Cruise Arrivals


Project aims to get ‘world’s first’ net zero air service off the ground by 2027

Paul Hutton, CEO of Cranfield Aerospace Solutions, and Andy Smith of Loganair with a render of the aircraft.

An agreement which could see the world’s first commercial zero emission air service delivered in Orkney has been signed by Loganair and Cranfield Aerospace Solutions (CAeS).

The Memorandum of Understanding is the next step in Project Fresson – the development of hydrogen propulsion for Britten-Norman Islander aircraft – and aims to have the first operational hydrogen-electric aircraft flying in Kirkwall by 2027. 

The aim of the alliance between Loganair and CAeS, is to ensure the commercial rollout of the hydrogen-powered Islander, with a specific target of introducing the world’s inaugural hydrogen-electric Britten-Norman Islander into operational service within the Orkney region.

Peter Simpson, executive chairman of Loganair, said: “The short haul routes we operate in Orkney and the challenging weather conditions we face, make the ideal test bed for hydrogen-electric aircraft, and we are incredibly proud that we could be offering the world’s first commercial zero emissions flights.”

Paul Hutton, CEO, Cranfield Aerospace Solutions, said: “This Memorandum of Understanding marks a significant stride toward achieving zero-emission flight in the Orkney Islands and potentially enabling the first zero emissions passenger air service, right here in the UK.

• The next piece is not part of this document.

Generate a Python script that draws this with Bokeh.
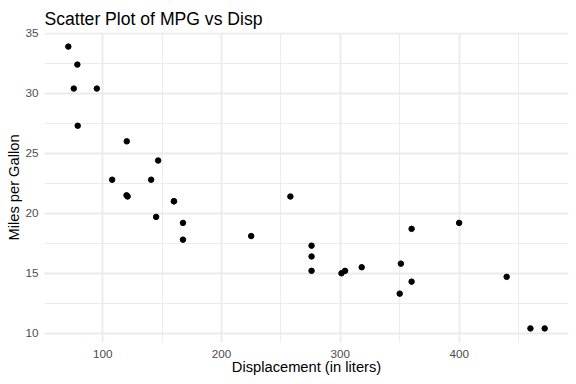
from bokeh.plotting import figure
from bokeh.models import Range1d, FixedTicker
from bokeh.embed import file_html
from bokeh.resources import INLINE

# mtcars: displacement and mpg
disp = [160, 160, 108, 258, 360, 225, 360, 146.7, 140.8, 167.6, 167.6, 275.8,
        275.8, 275.8, 472, 460, 440, 78.7, 75.7, 71.1, 120.1, 318, 304, 350,
        400, 79, 120.3, 95.1, 351, 145, 301, 121]
mpg = [21.0, 21.0, 22.8, 21.4, 18.7, 18.1, 14.3, 24.4, 22.8, 19.2, 17.8, 16.4,
       17.3, 15.2, 10.4, 10.4, 14.7, 32.4, 30.4, 33.9, 21.5, 15.5, 15.2, 13.3,
       19.2, 27.3, 26.0, 30.4, 15.8, 19.7, 15.0, 21.4]

x_ticks = [100, 200, 300, 400]
x_minor = [150, 250, 350, 450]
y_ticks = [10, 15, 20, 25, 30, 35]
y_minor = [12.5, 17.5, 22.5, 27.5, 32.5]

xpad = (max(disp) - min(disp)) * 0.05
ypad = (max(mpg) - min(mpg)) * 0.05

p = figure(width=576, height=384, output_backend="svg", toolbar_location=None,
           x_range=Range1d(min(disp) - xpad, max(disp) + xpad),
           y_range=Range1d(min(mpg) - ypad, max(mpg) + ypad),
           title="Scatter Plot of MPG vs Disp",
           x_axis_label="Displacement (in liters)",
           y_axis_label="Miles per Gallon",
           min_border_left=44, min_border_right=8, min_border_top=32,
           min_border_bottom=42)

p.outline_line_color = None
p.background_fill_color = "white"
p.border_fill_color = "white"

p.title.text_font = "Liberation Sans"
p.title.text_font_size = "17.6px"
p.title.text_font_style = "normal"
p.title.text_color = "black"
p.title.align = "left"
p.title.standoff = 8
p.title.offset = 0

p.xaxis.ticker = FixedTicker(ticks=x_ticks, minor_ticks=x_minor)
p.yaxis.ticker = FixedTicker(ticks=y_ticks, minor_ticks=y_minor)

for ax in (p.xaxis[0], p.yaxis[0]):
    ax.axis_line_color = None
    ax.major_tick_line_color = None
    ax.minor_tick_line_color = None
    ax.major_tick_out = 0
    ax.major_tick_in = 0
    ax.minor_tick_out = 0
    ax.minor_tick_in = 0
    ax.major_label_text_font = "Liberation Sans"
    ax.major_label_text_font_size = "11.7px"
    ax.major_label_text_color = "#4D4D4D"
    ax.axis_label_text_font = "Liberation Sans"
    ax.axis_label_text_font_size = "14.7px"
    ax.axis_label_text_font_style = "normal"
    ax.axis_label_text_color = "black"

p.xaxis.major_label_standoff = 7
p.xaxis.axis_label_standoff = -2
p.yaxis.major_label_standoff = 6
p.yaxis.axis_label_standoff = 0

for g in (p.xgrid[0], p.ygrid[0]):
    g.grid_line_color = "#EBEBEB"
    g.grid_line_width = 1.9
    g.minor_grid_line_color = "#EBEBEB"
    g.minor_grid_line_width = 0.95

p.scatter(disp, mpg, size=5.5, color="black")

open("out.html", "w").write(file_html(p, INLINE))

“Collaborating closely with Loganair, we aim to harness our combined experience and expertise to address the operational and infrastructure considerations, ultimately ensuring the successful deployment of the hydrogen-electric Britten-Norman Islander across Loganair’s lifeline routes within the islands.”

Project Fresson is named after Captain EE Ted Fresson who operated the first passenger flight between Inverness and Kirkwall 90 years ago, transforming Highlands and Islands travel and connecting the mainland and islands communities like never before.